Cities weigh effects of cuts

Posted: Monday, June 09, 2003

MINNEAPOLIS (AP) -- You may soon feel some of the effects from recent reductions in state financial aid to Minnesota cities. On the other hand, you might not notice anything at all.

The Legislature imposed the cuts to help erase a $4.23 billion deficit.

Minneapolis and St. Paul stand to be hit the hardest and are already resigned to layoffs and service reductions. On the Iron Range, Virginia is losing more than $1 million -- 11 percent of its $10 million budget.

Suburban Maple Grove, meanwhile, is losing nearly all of its state aid while wealthier Twin Cities suburbs like North Oaks will feel little pain because they received little state aid to begin with.

Cuts in two programs, Local Government Aid and the Market Value Homestead Credit, have been the focus. The Market Value Homestead Credit reimburses cities, counties, townships and school districts based on a percentage of a home's value. Local Government Aid uses a need-based formula to dish out aid to help fund basic services.

Cities in the Twin Cities region will lose a total of about $108 million in aid in the calendar year 2004, compared with $61.4 million for outstate cities.

Maple Grove, one of the Twin Cities' largest suburbs, will lose $1.15 million in state aid in calendar year 2003, and again in 2004. That amount is virtually all it received from the state.

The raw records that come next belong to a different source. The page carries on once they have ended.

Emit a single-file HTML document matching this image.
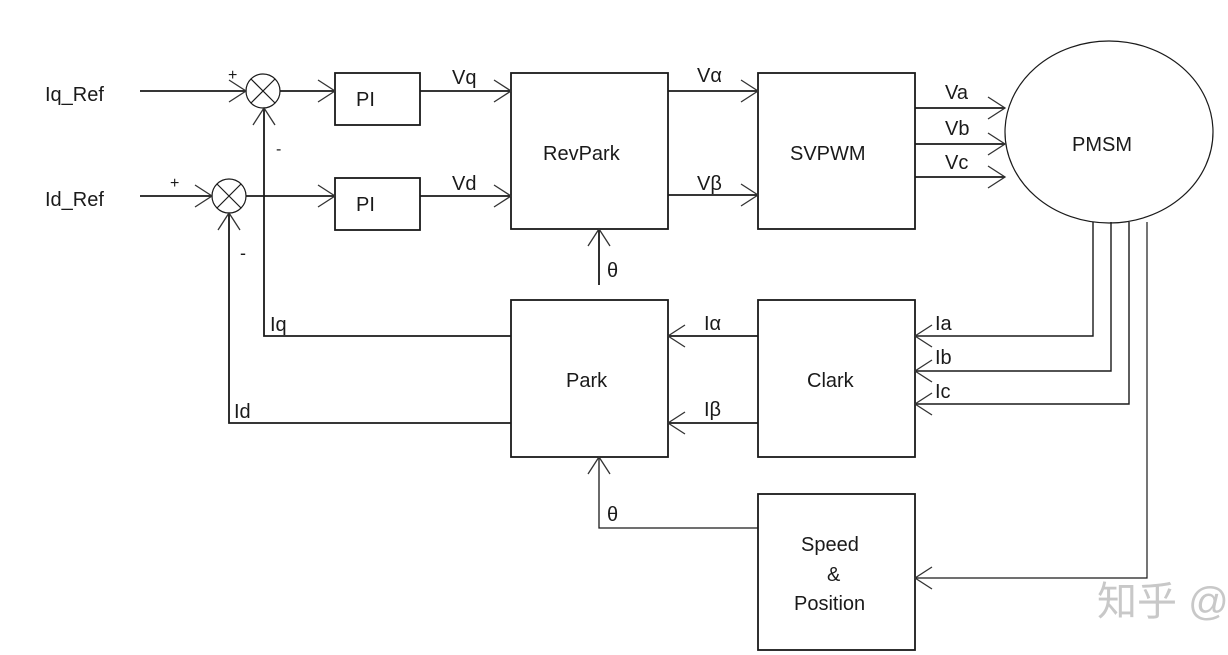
<!DOCTYPE html>
<html><head><meta charset="utf-8"><style>
html,body{margin:0;padding:0;background:#fff;}
svg{display:block;}
text{font-family:"Liberation Sans","Noto Sans CJK SC",sans-serif;fill:#1a1a1a;}
</style></head><body>
<svg width="1228" height="655" viewBox="0 0 1228 655" xmlns="http://www.w3.org/2000/svg">
<defs>
<marker id="a" markerWidth="20" markerHeight="24" refX="18" refY="12" orient="auto" markerUnits="userSpaceOnUse">
<path d="M1,1 L18,12 L1,23" fill="none" stroke="#333" stroke-width="1.3"/>
</marker>
</defs>
<g stroke="#1a1a1a" stroke-width="1.8" fill="none">
<rect x="335" y="73" width="85" height="52"/>
<rect x="335" y="178" width="85" height="52"/>
<rect x="511" y="73" width="157" height="156"/>
<rect x="758" y="73" width="157" height="156"/>
<rect x="511" y="300" width="157" height="157"/>
<rect x="758" y="300" width="157" height="157"/>
<rect x="758" y="494" width="157" height="156"/>
<ellipse cx="1109" cy="132" rx="104" ry="91" stroke-width="1.2"/>
<circle cx="263" cy="91" r="17" stroke-width="1.2"/>
<path d="M251,79 L275,103 M275,79 L251,103" stroke-width="1.2"/>
<circle cx="229" cy="196" r="17" stroke-width="1.2"/>
<path d="M217,184 L241,208 M241,184 L217,208" stroke-width="1.2"/>
<line x1="140" y1="91" x2="246" y2="91" marker-end="url(#a)"/>
<line x1="140" y1="196" x2="212" y2="196" marker-end="url(#a)"/>
<line x1="280" y1="91" x2="335" y2="91" marker-end="url(#a)"/>
<line x1="246" y1="196" x2="335" y2="196" marker-end="url(#a)"/>
<line x1="420" y1="91" x2="511" y2="91" marker-end="url(#a)"/>
<line x1="420" y1="196" x2="511" y2="196" marker-end="url(#a)"/>
<line x1="668" y1="91" x2="758" y2="91" marker-end="url(#a)"/>
<line x1="668" y1="195" x2="758" y2="195" marker-end="url(#a)"/>
<line x1="915" y1="108" x2="1005" y2="108" marker-end="url(#a)"/>
<line x1="915" y1="144" x2="1005" y2="144" marker-end="url(#a)"/>
<line x1="915" y1="177" x2="1005" y2="177" marker-end="url(#a)"/>
<line x1="599" y1="285" x2="599" y2="229" marker-end="url(#a)"/>
<polyline points="511,336 264,336 264,108" marker-end="url(#a)"/>
<polyline points="511,423 229,423 229,213" marker-end="url(#a)"/>
<line x1="758" y1="336" x2="668" y2="336" marker-end="url(#a)"/>
<line x1="758" y1="423" x2="668" y2="423" marker-end="url(#a)"/>
<polyline points="1093,222 1093,336 915,336" marker-end="url(#a)" stroke-width="1.4"/>
<polyline points="1111,222 1111,371 915,371" marker-end="url(#a)" stroke-width="1.4"/>
<polyline points="1129,222 1129,404 915,404" marker-end="url(#a)" stroke-width="1.4"/>
<polyline points="1147,222 1147,578 915,578" marker-end="url(#a)" stroke-width="1.2"/>
<polyline points="758,528 599,528 599,457" marker-end="url(#a)" stroke-width="1.3"/>
</g>
<g font-size="20">
<text x="45" y="101">Iq_Ref</text>
<text x="45" y="206">Id_Ref</text>
<text x="228" y="80" font-size="16">+</text>
<text x="170" y="188" font-size="16">+</text>
<text x="276" y="154" font-size="16">-</text>
<text x="240" y="259" font-size="18">-</text>
<text x="356" y="106">PI</text>
<text x="356" y="211">PI</text>
<text x="452" y="84">Vq</text>
<text x="452" y="190">Vd</text>
<text x="543" y="160">RevPark</text>
<text x="697" y="82">Vα</text>
<text x="697" y="190">Vβ</text>
<text x="790" y="160">SVPWM</text>
<text x="945" y="99">Va</text>
<text x="945" y="135">Vb</text>
<text x="945" y="169">Vc</text>
<text x="1072" y="151">PMSM</text>
<text x="607" y="277">θ</text>
<text x="270" y="331">Iq</text>
<text x="234" y="418">Id</text>
<text x="704" y="330">Iα</text>
<text x="704" y="416">Iβ</text>
<text x="566" y="387">Park</text>
<text x="807" y="387">Clark</text>
<text x="935" y="330">Ia</text>
<text x="935" y="364">Ib</text>
<text x="935" y="398">Ic</text>
<text x="607" y="521">θ</text>
<text x="801" y="551">Speed</text>
<text x="827" y="581">&amp;</text>
<text x="794" y="610">Position</text>
</g>
<text x="1097" y="615" font-size="40" style="fill:#c8c8c8">知乎 @</text>
</svg>
</body></html>
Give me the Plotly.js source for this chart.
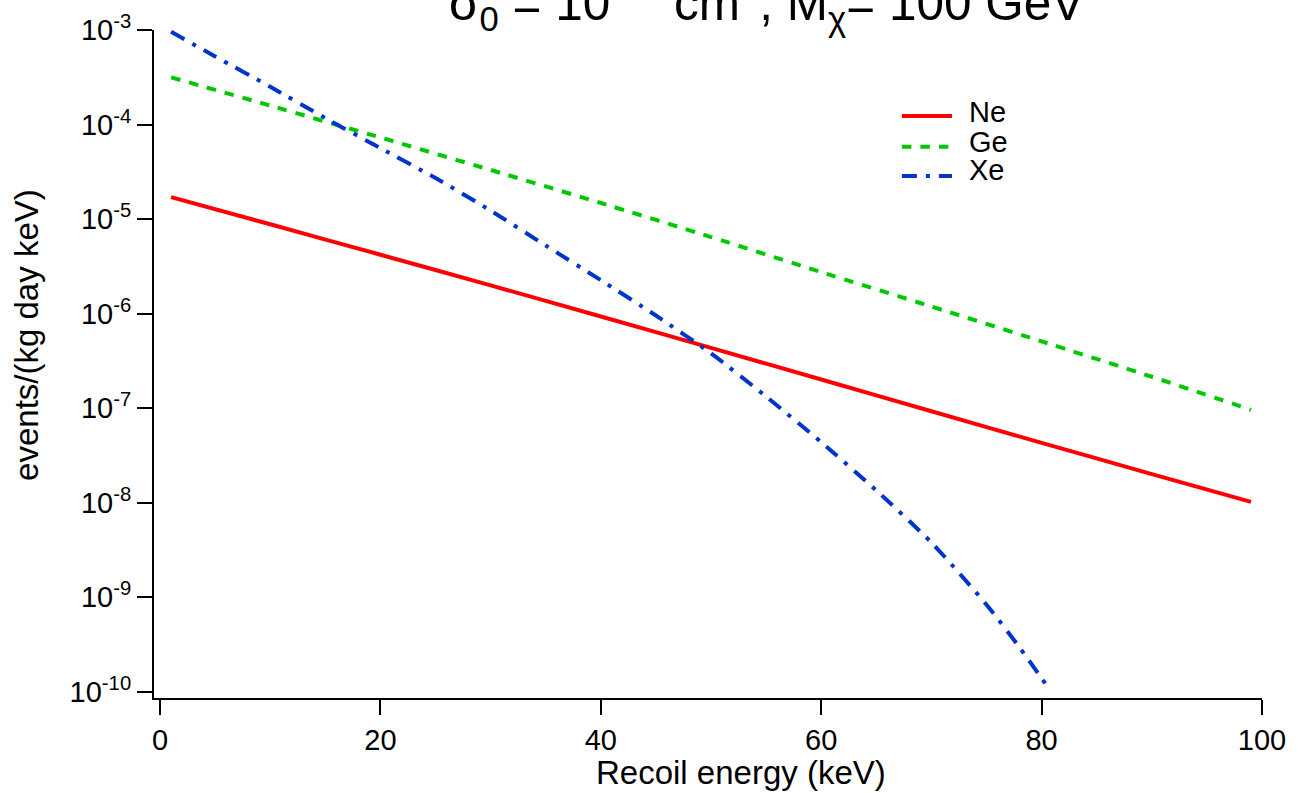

But the city also has a $3 million general fund reserve.

City Administrator Al Madsen said the city this year proposed hiring only one new employee, a police officer. It's considering trimming costs by, among other things, replacing its squad cars every five years instead of four.

Among policy changes, the city might switch to plowing streets once a snowfall reaches 3 inches, instead of 2 inches. "Is it something the average homeowner's going to notice? Maybe not," Madsen said.

Even so, many city administrators are upset with the targeting of cities.

Many Iron Range cities, for instance, will be hit twice -- first by the general criteria involved in determining LGA cuts, then by a provision that counts a region-specific aid from taconite mining against the amount of LGA they can receive.

In monetary terms, Minneapolis and St. Paul could be seen as the biggest losers.

An analysis by the League of Minnesota Cities shows that Minneapolis and St. Paul will lose about $79 per capita, by far the highest cuts of any cluster of cities. State regional centers, such as Albert Lea and Moorhead, and subregional centers, such as Detroit Lakes and Mahnomen, are the next highest in per-capita cuts; cities in those clusters will lose an average of about $52.

The lowest per-capita impact would be in high-income suburbs, such as North Oaks and Minnetonka Beach, which rely on little or no state aid. They will see per-capita cuts of about $11, according to the league's analysis.